I think there are two practical reasons for helping them. One is specifically to help people who want to be free and who are prepared to risk their lives to be free. But the other is to send a signal to dictators around the world that you can't just go and basically attack your neighbor.

This is very similar psychologically to the rise in violent crime in the United States, where we elected a series of George Soros-financed district attorneys, who basically said, you know, you can steal, you can rob, we're going to put you back on the street, in some of these cities we're not going to have bail no matter how often you do things. And so you end up with some guy with 16 different crimes on his record killing a 24-year-old college student while she's working at a store, or you end up with a person who's clearly mentally deranged stabbing two people at a museum.

And I think similarly, you have a very similar pattern in international relations. If it was easy for Putin to take Ukraine, the chance of Xi Jinping deciding to occupy Taiwan would go up dramatically. Now I do believe we should avoid using American forces. We should avoid getting involved in the war. …

Kirk: … And so Mr. Speaker, my one concern though, and I share some of the reluctance to want to send American troops into another combat theater. My concern, though, is does our military currently have the ability or the capacity to pull this off?
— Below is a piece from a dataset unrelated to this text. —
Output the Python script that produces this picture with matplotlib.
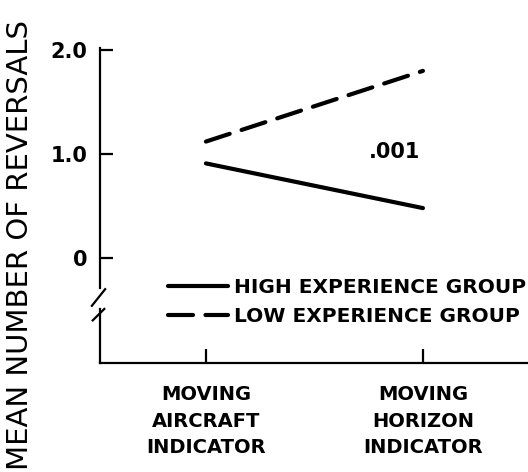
import matplotlib
matplotlib.use("Agg")
import matplotlib.pyplot as plt
import matplotlib.transforms as mtransforms

# data
displays = ["MOVING\nAIRCRAFT\nINDICATOR", "MOVING\nHORIZON\nINDICATOR"]
high_exp = [0.91, 0.48]
low_exp = [1.12, 1.80]
yticks = [0, 1.0, 2.0]
ytick_labels = ["0", "1.0", "2.0"]
sig_label = ".001"

plt.rcParams['font.family'] = ['DejaVu Sans']

fig = plt.figure(figsize=(5.28, 4.72), dpi=100)
ax = fig.add_axes([100/528, 1-363/472, 428/528, 315/472])

x = range(len(displays))
ax.plot(x, high_exp, color="black", lw=3, solid_capstyle="round",
        label="HIGH EXPERIENCE GROUP")
ax.plot(x, low_exp, color="black", lw=3, dashes=(6, 3), dash_capstyle="round",
        label="LOW EXPERIENCE GROUP")

ax.set_xlim(-0.488, 1.484)
ax.set_ylim(-1.01, 2.02)

ax.text(0.87, 1.02, sig_label, fontsize=15, fontweight="bold",
        ha="center", va="center")

# axes styling
for s in ["top", "right", "left"]:
    ax.spines[s].set_visible(False)
ax.spines["bottom"].set_linewidth(1.6)

ax.set_yticks(yticks, ytick_labels, fontsize=15, fontweight="bold")
ax.set_xticks(list(x), displays, fontsize=14, fontweight="bold",
              linespacing=1.5)
ax.tick_params(axis="y", direction="in", length=9, width=1.6, pad=9)
ax.tick_params(axis="x", direction="in", length=10, width=1.6, pad=16)

# broken y axis drawn by hand
tr = mtransforms.blended_transform_factory(ax.transAxes, ax.transData)
ax.plot([0, 0], [2.02, -0.29], color="black", lw=1.6, transform=tr, clip_on=False)
ax.plot([0, 0], [-0.49, -1.01], color="black", lw=1.6, transform=tr, clip_on=False)
ax.plot([-0.019, 0.012], [-0.46, -0.30], color="black", lw=1.6, transform=tr, clip_on=False)
ax.plot([-0.017, 0.010], [-0.60, -0.49], color="black", lw=1.6, transform=tr, clip_on=False)

ax.legend(loc="upper left", bbox_to_anchor=(168/528, 1-278/472),
          bbox_transform=fig.transFigure, frameon=False, borderpad=0,
          borderaxespad=0, handlelength=3.0, handletextpad=0.3,
          labelspacing=0.5, prop={"size": 14.5, "weight": "bold"})

fig.text(20/528, 1-245/472, "MEAN NUMBER OF REVERSALS", rotation=90,
         fontsize=21, ha="center", va="center")

fig.savefig("out.png", dpi=100)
Let's say even lethal aid assistance. After Afghanistan, after we left 85 billion in the country and the debacle that ensued, I don't know if I have a vote of confidence for Mark Milley and Lloyd Austin. Do you think that should factor into our calculus when we entertain intervention in this conflict?

“I think Milley’s the worst chairman of the joint chiefs in American history.”
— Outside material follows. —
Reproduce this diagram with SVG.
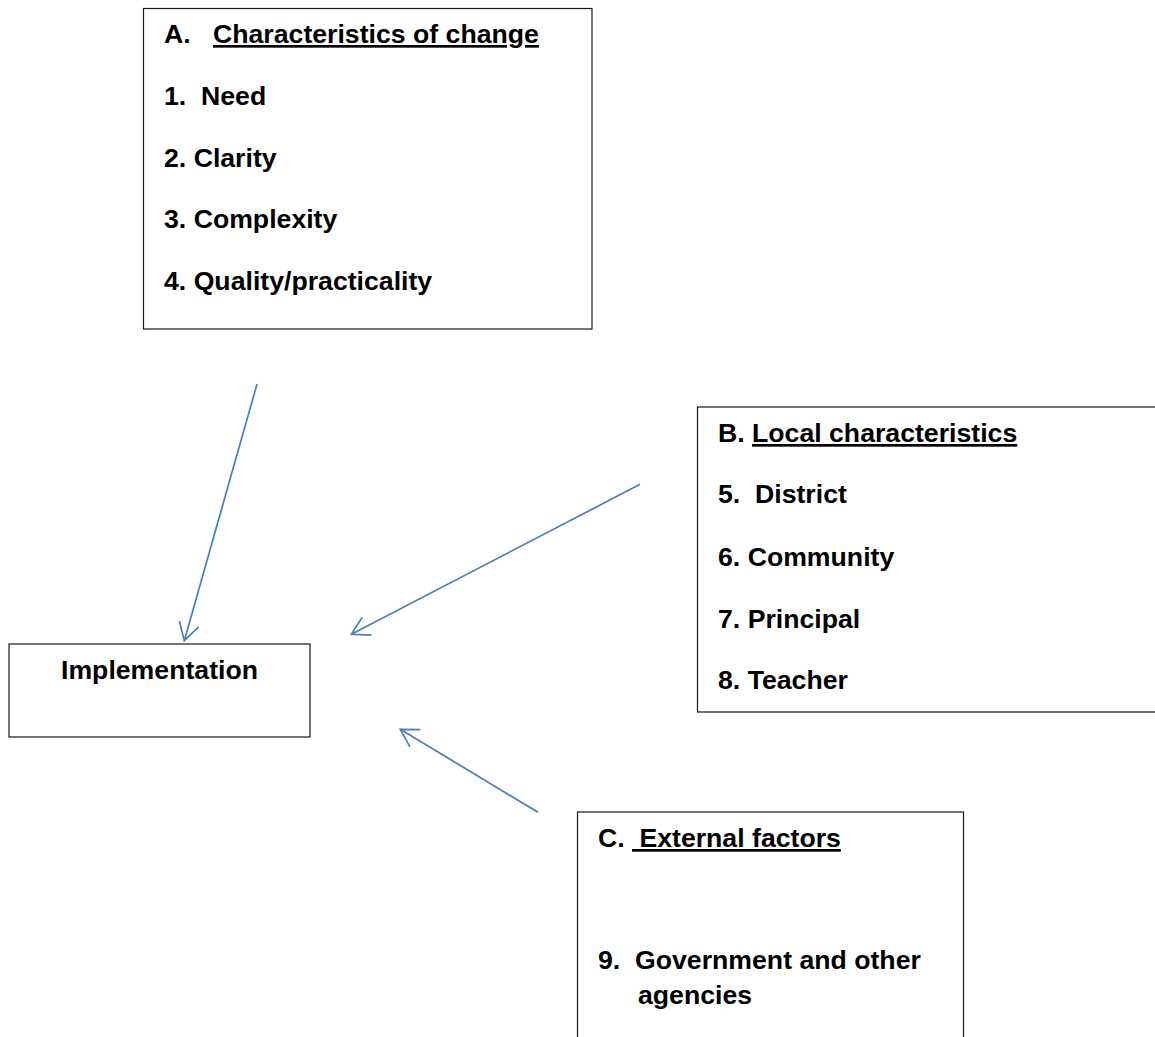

Gingrich: Well, you know, I have not heard the Secretary of Defense Austin be quite as totally wrong as Milley. I mean, I think Milley's the worst chairman of the joint chiefs in American history. I think he should be fired, today preferably. But if you ask at the lower levels – and I just spent time with about a dozen major generals last week at Maxwell Air Force Base talking about these kinds of ideas – when you get down to the lower levels that have not yet been totally politicized, that we're still extraordinarily competent. And again, I would emphasize delivering the weapons, for example, to Poland, Romania, Moldova, having the Ukrainians pick them up there and taking them into Ukraine, training Ukrainians in Poland, Moldova, Romania, not in Ukraine. I think there, we still have a very great capacity to get things done.

I do believe the whole effort to create a woke American military is crazy. I hope if the Republicans take over the House and Senate next year, that they will hold very tough hearings and they will rewrite appropriations bills to kill a bunch of this stuff and simply say, you can't spend any money on it – something they should be doing right now about the Iranian negotiations, which are, I think, stunningly dangerous for America and for Israel. But I don't want to get involved in a war because it could get very uncontrollable. And I don't want to rely on the Russians showing self-restraint if they're directly fighting.

“We better rethink the military and the intelligence community.”

Remember, we contained them from 1946 to 1991 when they collapsed without having to fight a major war. That's a remarkable achievement. It's the sort of goal we ought to have again, to say we can, in fact, protect a country like Ukraine that's willing to fight for itself by giving it the weapons and the training.

And we can, in fact, find ways to coerce the Russians. I mean, it starts with the simplest thing where again, it's not because they're dumb. It's not because they're incompetent. There's a deliberate act of policy. Joe Biden hates the American oil and gas industry. He just gave a speech to the Democratic National Committee fundraiser and in the entire speech, he has one sentence about Ukraine and Russia. And that sentence basically says, boy, if we had enough green technology, things would be much better. He said nothing in entire speech on the 14th of March about this huge fight that’s underway, the role of NATO, the importance to the United States. And frankly, you look at Russia, you look at North Korea, you look at China – we better rethink the military and the intelligence community.

And the other point I'd make, having once helped found the Military Reform Caucus under Reagan, the degree to which our intelligence services are just plain wrong is an argument for dramatically overhauling them. There are 17 intelligence agencies, they are extraordinarily bureaucratic and they're just wrong. They were wrong about Afghanistan. Now they've been wrong about Ukraine and I think we ought to really look at – are we really making policies based on an intelligence system that’s this out of touch with the real world? It's very sobering.